On September 27, the University of Toronto’s Men’s Issues Awareness Society (UTMIA) and the Canadian Association for Equality (CAFE) hosted an event called “Why We Need Campus Men’s Centres.” Dr. Miles Groth, who published a book called Engaging College Men: Discovering What Works, was the keynote speaker for the event.
Groth’s lecture focused on the difficulties facing young men in today’s universitys and professional programs, as well as his experience hosting a men’s centre at Wagner College. He believes that a men’s centre has become necessary for men to flourish in the “noxious sociocultural environment” that is present in today’s universities.
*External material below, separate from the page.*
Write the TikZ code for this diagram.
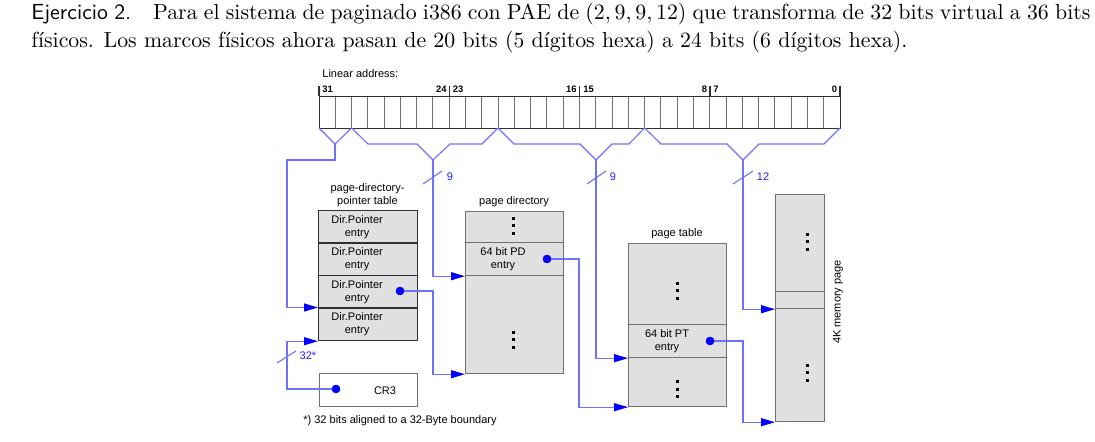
\documentclass[tikz,border=0pt]{standalone}
\usepackage{fontspec}
\newfontfamily\dg{Liberation Sans}
\usetikzlibrary{arrows.meta}
\definecolor{boxfill}{HTML}{E0E0E0}
\definecolor{boxline}{HTML}{707070}
\definecolor{darkline}{HTML}{303030}
\definecolor{wire}{HTML}{7070FF}
\definecolor{tipblue}{HTML}{0000FF}
\definecolor{lblblue}{HTML}{2020FF}
\newcommand\vdts[2]{\foreach \k in {-1,0,1}{\fill ({#1-1.5},{#2+\k*7.7-1.5}) rectangle ++(3,3);}}
\begin{document}
\begin{tikzpicture}[x=0.5pt,y=-0.5pt,
  row/.style={draw=boxline, fill=boxfill, line width=0.6pt, minimum width=49pt, inner sep=0pt, anchor=north west},
  prow/.style={row, draw=darkline, minimum width=49.5pt, minimum height=16.25pt},
  dtext/.style={font=\dg\fontsize{5.5}{6.6}\selectfont, align=center, inner sep=0pt},
  bitlbl/.style={font=\dg\bfseries\fontsize{4.7}{5}\selectfont, inner sep=0pt},
  blbl/.style={font=\dg\fontsize{5.5}{6.6}\selectfont, text=lblblue, inner sep=0pt},
  wirel/.style={draw=wire, line width=0.55pt},
  conn/.style={wirel, -{Triangle[length=7pt,width=4pt,color=tipblue]}},
  dot/.style={circle, fill=tipblue, inner sep=0pt, minimum size=4.2pt},
]
\useasboundingbox (0,0) rectangle (1095,442);

% caption
\node[anchor=base west, inner sep=0pt, font=\fontsize{10.9}{14}\selectfont] (cap1) at (31,20)
  {\makebox[529.5pt][s]{\textsf{Ejercicio 2.}\quad Para el sistema de paginado i386 con PAE de $(2,9,9,12)$ que transforma de 32 bits virtual a 36 bits}};
\node[anchor=base west, inner sep=0pt, font=\fontsize{10.9}{14}\selectfont] (cap2) at (31,48)
  {físicos. Los marcos físicos ahora pasan de 20 bits (5 dígitos hexa) a 24 bits (6 dígitos hexa).};

% linear address register
\node[dtext, anchor=west] (la) at (322,74) {Linear address:};
\foreach \i in {1,...,31}{\draw[boxline, line width=0.5pt] ({319+\i*16.28},96) -- ({319+\i*16.28},128);}
\node[draw=darkline, line width=0.6pt, anchor=north west, inner sep=0pt, minimum width=260.5pt, minimum height=16pt] (reg) at (319,96) {};
\foreach \xx in {319,449.3,579.6,709.9,840}{\draw[darkline, line width=0.6pt] (\xx,86) -- (\xx,96);}
\node[bitlbl, anchor=base west] (b31) at (322,93) {31};
\node[bitlbl, anchor=base east] (b24) at (447,93) {24};
\node[bitlbl, anchor=base west] (b23) at (452.5,93) {23};
\node[bitlbl, anchor=base east] (b16) at (577,93) {16};
\node[bitlbl, anchor=base west] (b15) at (583,93) {15};
\node[bitlbl, anchor=base east] (b8) at (707.5,93) {8};
\node[bitlbl, anchor=base west] (b7) at (713,93) {7};
\node[bitlbl, anchor=base east] (b0) at (837.5,93) {0};

% braces
\coordinate (t1) at (335,144);
\coordinate (t2) at (433,160);
\coordinate (t3) at (596,160);
\coordinate (t4) at (743,160);
\draw[wirel] (319,128) -- (t1) -- (351.6,128);
\draw[wirel] (351.6,128) -- (368,144) -- (417,144) -- (t2) -- (450,144) -- (482,144) -- (498,128);
\draw[wirel] (498,128) -- (514,144) -- (580,144) -- (t3) -- (612,144) -- (629,144) -- (644.6,128);
\draw[wirel] (644.6,128) -- (661,144) -- (727,144) -- (t4) -- (759,144) -- (824,144) -- (840,128);

% page-directory-pointer table
\node[dtext] (pdptt) at (367.5,195) {page-directory-\\pointer table};
\node[prow] (pdpt1) at (318,210) {};
\node[prow] (pdpt2) at (318,242.5) {};
\node[prow] (pdpt3) at (318,275) {};
\node[prow] (pdpt4) at (318,307.5) {};
\foreach \r in {1,2,3,4}{\node[dtext] (pdptx\r) at ([xshift=-5.5pt]pdpt\r.center) {Dir.Pointer\\entry};}
\node[dot] (d1) at (400,291) {};

% CR3
\node[row, fill=white, minimum height=16.5pt] (cr3) at (319,373) {};
\node[dtext] (cr3t) at (385,391) {CR3};
\node[dot] (d0) at (336,389) {};
\node[dtext] (foot) at (400,421) {*) 32 bits aligned to a 32-Byte boundary};

% page directory
\node[dtext] (pdt) at (514,202) {page directory};
\node[row, minimum height=15.5pt] (pd1) at (465,211) {};
\node[row, minimum height=16.5pt] (pd2) at (465,242) {};
\node[row, minimum height=49pt] (pd3) at (465,275) {};
\node[dtext] (pdx) at (503,259) {64 bit PD\\entry};
\node[dot] (d2) at (547,259) {};
\vdts{513}{226}
\vdts{513}{340}

% page table
\node[dtext] (ptt) at (677,234) {page table};
\node[row, minimum height=40.5pt] (pt1) at (628,243) {};
\node[row, minimum height=16.5pt] (pt2) at (628,324) {};
\node[row, minimum height=24.5pt] (pt3) at (628,357) {};
\node[dtext] (ptx) at (667,341) {64 bit PT\\entry};
\node[dot] (d3) at (710,341) {};
\vdts{677}{291}
\vdts{677}{389}

% 4K memory page
\node[row, minimum width=24.5pt, minimum height=48.5pt] (pg1) at (775,194) {};
\node[row, minimum width=24.5pt, minimum height=8.5pt] (pg2) at (775,291) {};
\node[row, minimum width=24.5pt, minimum height=56.5pt] (pg3) at (775,308) {};
\node[dtext, rotate=90] (pgt) at (838,302) {4K memory page};
\vdts{807}{242}
\vdts{807}{373}

% connectors from linear address
\coordinate (c1) at (287,160);
\draw[conn] (t1) |- (c1) |- (pdpt4.north west);
\draw[conn] (t2) |- (pd2.south west);
\draw[conn] (t3) |- (pt2.south west);
\draw[conn] (t4) |- (pg2.south west);

% slashes and widths
\draw[wirel] (423,184) -- (442,171);
\node[blbl] (w1) at (450,177) {9};
\draw[wirel] (587,184) -- (606,171);
\node[blbl] (w2) at (613,177) {9};
\draw[wirel] (733,184) -- (753,171);
\node[blbl] (w3) at (763,177) {12};

% pointer connectors
\coordinate (k0) at (287,389);
\draw[conn] (d0.center) -- (k0) |- (pdpt4.south west);
\draw[wirel] (277,363) -- (296,351);
\node[blbl] (w0) at (308,356) {32*};
\coordinate (k1) at (433,291);
\draw[conn] (d1.center) -- (k1) |- (pd3.south west);
\coordinate (k2) at (579,259);
\draw[conn] (d2.center) -- (k2) |- (pt3.south west);
\coordinate (k3) at (743,341);
\draw[conn] (d3.center) -- (k3) |- (pg3.south west);
\node[dot] at (d0) {};
\node[dot] at (d1) {};
\node[dot] at (d2) {};
\node[dot] at (d3) {};
\end{tikzpicture}
\end{document}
At the event, CAFE announced that they had reached $35,000 out of their $50,000 goal to establish a Canadian Centre for Men and Families in Toronto. The group hoped to see the arrival of not only men’s centres in universities, but also support centres for men in the general community. Several prominent members of the Men’s Rights Movement visited the lecture, including Paul Elam from A Voice for Men (AVfM) and Karen Straughan from A Girl Writes What. Nick Reading from Men’s Rights Edmonton was also at the event. They came to give CAFE their support and to promote a follow-up rally the next day.
A lecture on campus by Dr. Warren Farrell last November was met with almost 100 protesters, some of whom barricaded doors and shouted at attendees. The incident prompted a highly publicized debate between the University of Toronto Students’ Union (UTSU) and senior administrators over the acceptable limits of free speech on campus.
In the hour prior to the event, there was a sense of unease. “I expected protesters to be here like last year,” said Ethan Hu, a second-year student. “I was a bit nervous that I’d be yelled at.” After the event, Hu said that he was “pleasantly surprised” that the event was held without difficulties. No protesters were ultimately present.
U of T administration charged UTMIA a mandatory fee of $964 to cover the security costs in the event of another large-scale protest. Almost a half-dozen police officers were stationed at the entrance of the lecture hall. Organizers managed to pay the fee using donations from CAFE supporters, but sources say AVfM is considering legal action to get the fee refunded.
“I can’t believe [CAFE] had to be charged,” said Jonathan Turner, a “curious” observer who wanted to know more about men’s issues. “It should be the protesters who get stuck with the bill.” He was not aware that this was a large, contentious issue in the past because of the lecture hall’s “peaceful and open” atmosphere.
A follow-up event called A Rally for Men and Boys in Crisis occurred the next day at Queen’s Park. Hosted by AVfM and other partners concerned with men’s rights, the event was an opportunity for supporters to share their stories. Many of the guests from Groth’s lecture returned for the rally and were also given a chance to speak. Half an hour into the rally, a group of around 20 protesters from Bash Back!, a radical anarchist queer organization, arrived in front of Queen’s Park. The group was not affiliated with the university. The protesters attempted to march up to the rally attendees, but were quickly stopped by three police officers. A clear boundary was created between Bash Back! and the activists.
The group proceeded to make a non-violent protest against the rally. They chanted that the supporters were sexist and homophobic, and waved signs that read “Listen to Women” and “Sexism is not a Right.” In the middle of their protest, a few members of the group climbed the Ontario Veterans Memorial and shouted slogans such as “MRA, go away!” They were eventually convinced by police to step down and return to their previous location.
Members of Bash Back! declined to comment.
“It’s so critical that we don’t shut up,” said Paul Elam, using the microphone to address the protesters. “If I shut up, I’m going to contribute to the suicide of men and boys. If I don’t want to talk about these problems, who’s going to?” Other speakers talked over the chants to give their personal stories about the injustices that men still face today.
A few students were more open about the presence of the demonstrators. “They are not so bad,” said Dennis Najm, a student from York University. “They are a bit rude, but at least they are obeying the cops. At least they are not doing anything illegal.” Najm admitted that he was curious to hear from different sides of the issue, but was disappointed that only a “fringe radical group” came to protest.
“I’m glad to see that these groups are still around,” said John MacTaggart, a Life Sciences student at U of T. He was afraid that students had “scared these groups off campus” after last year’s events. “What sort of university are we if we can’t handle a bit of noisy discourse?”